The artwork in the opening credit is by Boris Torres (Sachs’ husband). Is the character of Igor (Miguel Del Toro) based on Boris?

Yes, it is! Boris and I met toward the tail end of (the relationship depicted in the film). The film in a certain way has a happy ending, not because you know certain characters might get together, but because there’s a sense of possibility in both Eric and Paul’s future. I am now married to Boris. We had twins seven months ago. We’re raising them with our friend, who is a filmmaker, she is the mother of the kids. We have a three-parent household with two kids. I’m very happy that we were allowed to get married and that we could in New York.

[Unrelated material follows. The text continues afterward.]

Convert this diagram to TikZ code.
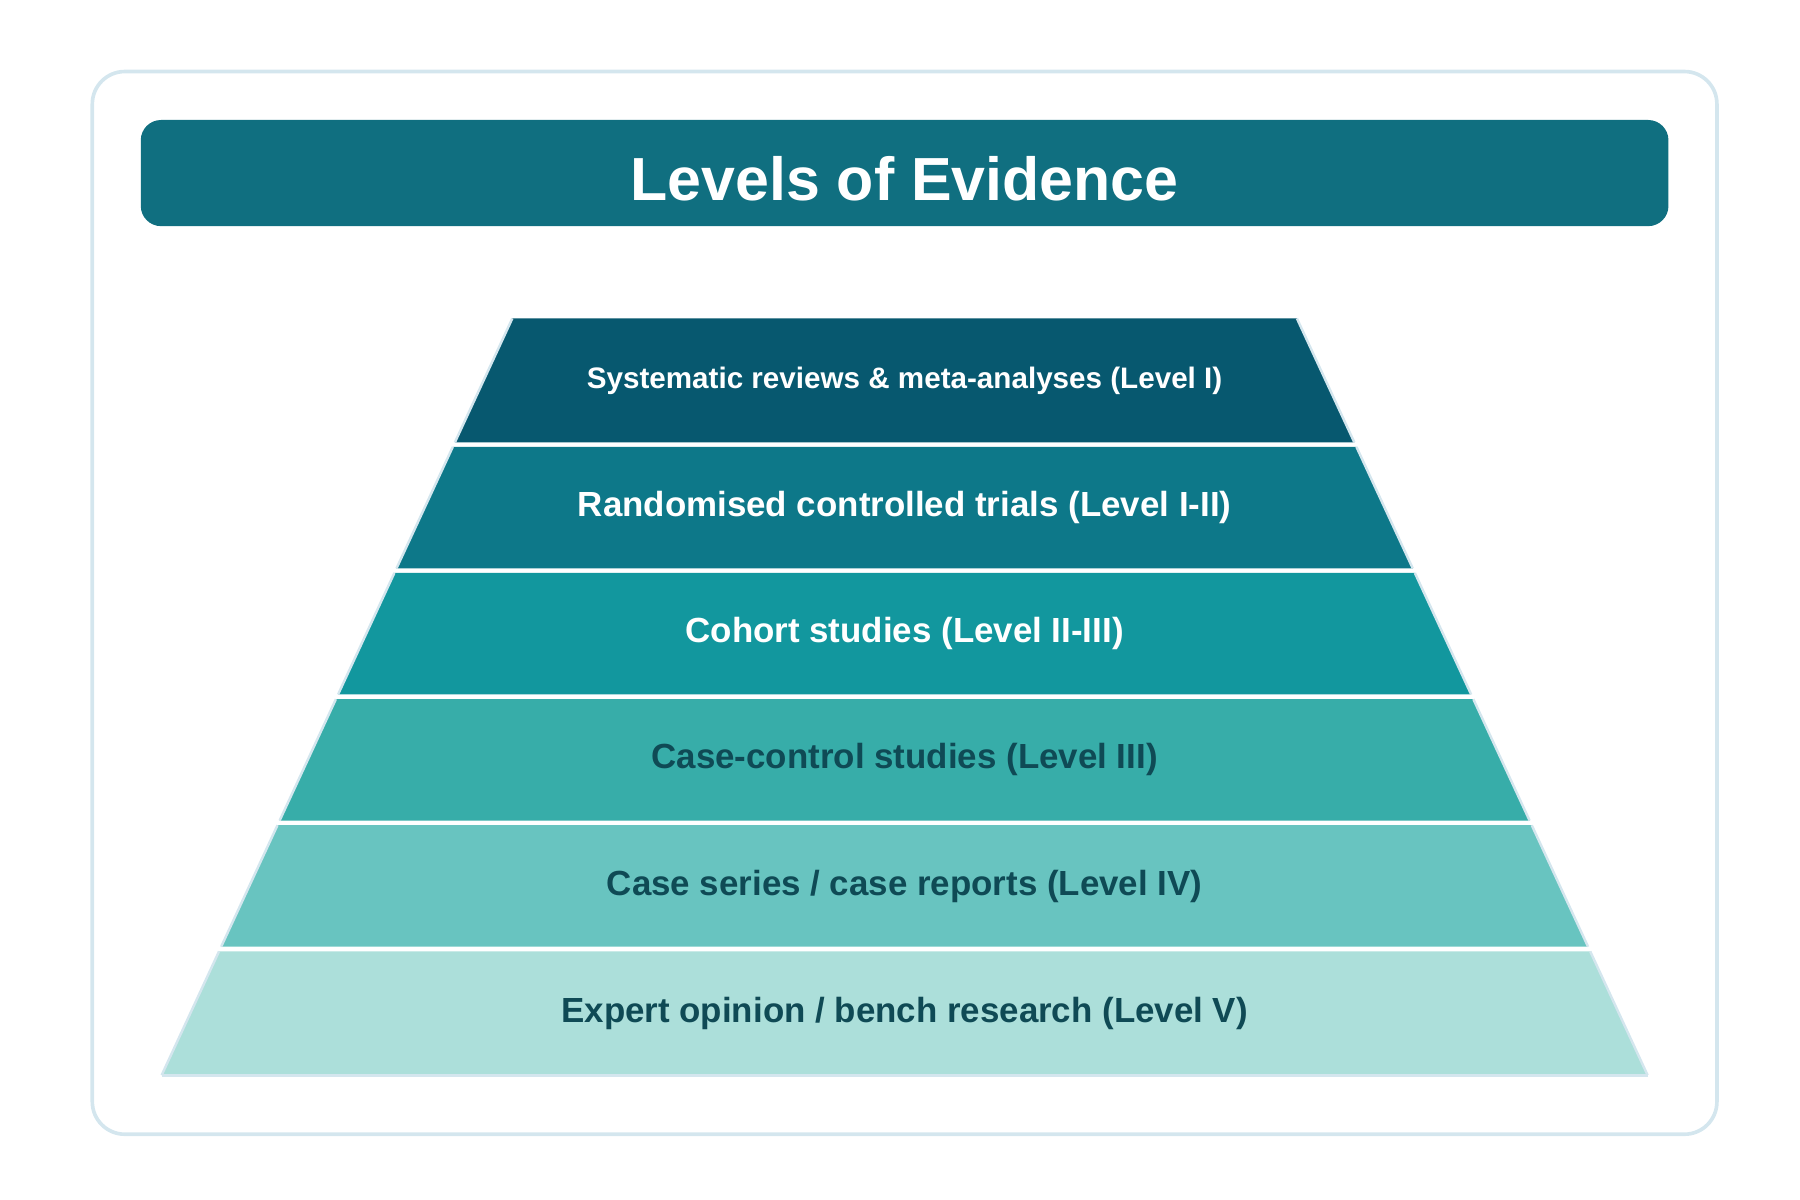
\documentclass[tikz,border=0pt]{standalone}
\usepackage{fontspec}
\setmainfont{Liberation Sans}
\definecolor{frame}{HTML}{D4E6EE}
\definecolor{titlebg}{HTML}{106F80}
\definecolor{darktext}{HTML}{0F4A55}
\definecolor{lvA}{HTML}{07586F}
\definecolor{lvB}{HTML}{0D7889}
\definecolor{lvC}{HTML}{12979E}
\definecolor{lvD}{HTML}{37ADA9}
\definecolor{lvE}{HTML}{68C4C0}
\definecolor{lvF}{HTML}{ACDFDA}
\tikzset{
  level/.style={draw=frame, line width=0.8pt},
  label/.style={font=\bfseries\fontsize{8.6}{10}\selectfont},
}
\begin{document}
\begin{tikzpicture}[x=0.01cm, y=-0.01cm]
\useasboundingbox (0,0) rectangle (1560,1040);

% outer frame and title
\draw[frame, line width=0.9pt, rounded corners=8pt] (80,62) rectangle (1488,983);
\fill[titlebg, rounded corners=5pt] (122,104) rectangle (1446,196);
\node[text=white, font=\bfseries\fontsize{15}{18}\selectfont] (title) at (784,155) {Levels of Evidence};

% pyramid, top to bottom
\foreach \i/\col/\txt/\lab/\fs in {
  0/lvA/white/{Systematic reviews \& meta-analyses (Level I)}/7.3,
  1/lvB/white/{Randomised controlled trials (Level I-II)}/8.6,
  2/lvC/white/{Cohort studies (Level II-III)}/8.6,
  3/lvD/darktext/{Case-control studies (Level III)}/8.6,
  4/lvE/darktext/{Case series / case reports (Level IV)}/8.6,
  5/lvF/darktext/{Expert opinion / bench research (Level V)}/8.6}{
  \pgfmathsetmacro{\ya}{276+\i*109.3+(\i>0?2:0)}
  \pgfmathsetmacro{\yb}{276+(\i+1)*109.3-(\i<5?2:0)}
  \pgfmathsetmacro{\wa}{340+(\ya-276)/656*304}
  \pgfmathsetmacro{\wb}{340+(\yb-276)/656*304}
  \fill[\col] (784-\wa,\ya) -- (784+\wa,\ya) -- (784+\wb,\yb) -- (784-\wb,\yb) -- cycle;
  \draw[frame, line width=0.6pt] (784-\wa,\ya) -- (784-\wb,\yb) (784+\wa,\ya) -- (784+\wb,\yb);
  \node[text=\txt, font=\bfseries\fontsize{\fs}{10}\selectfont] (lv\i) at (784,{(\ya+\yb)/2}) {\lab};
}
\draw[frame, line width=0.6pt] (140,932) -- (1428,932);

\end{tikzpicture}
\end{document}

The difference in this relationship is that it’s a relationship that I lived honestly. From the beginning there was an understanding that deceit and secrets were the most destructive part of my life and that honesty was something new and that I needed to give a try. The difference between living a relationship that begins on that note is very, very deep. I think having an honest relationship is not something that comes easily to gay people. Because of our history it was very necessary to keep ourselves apart from other people in our lives and to maintain secrets. I think we’ve actually developed a whole kind of anthropology based on the idea of that. In a way this film urges people to ask what is the residual element of the closet that we still hold on to?

Artwork figures prominently in “Keep the Lights On.” Was that the result of Boris’ influence?

Boris is a painter. His work is very open, funny, sexual and unabashed. There is a joyousness to Boris that comes through his work and I wanted to include in the film. The film is about very dark times, but there is a level of pleasure. This is central to movies and to the hunger for life that these characters have. In a way a film like “Goodfellas” was a big influence. We watched the film several times, because “Goodfellas” is a film about bad behavior and had great energy and a lot of color. In a way what we wanted to do was depict this behavior, but not judge it and not demonize it – actually just embrace it as well as its consequences. And not shy away from the effect of drugs in our lives and communities and the effects of compulsive behavior. I think the film layers different attempts of different artists to depict what gay life looks like now. So you have Boris’ paintings, the filmmaker who is making a film about Avery Willard, the photographer and filmmaker in the ’50s and ’60s who tried to document gay life at that time. In some ways you could say the film was an attempt to make visible certain elements of gay life and gay history.

The late Arthur Russell’s music is heard throughout the soundtrack.

I had an idea to use Arthur’s music the way they used Simon and Garfunkel in “The Graduate” and the way that Aimee Mann’s is used in “Magnolia.” I thought, “I can take Arthur’s tunes and create a score from that music.” In a way I think Arthur’s music becomes another character in the film. It has great humor and it’s messy and it’s full of melancholy and full of passion. What’s very moving is that most of Arthur’s music was not heard in his lifetime. I hope the film manages to bring back Arthur and make him part of our lives.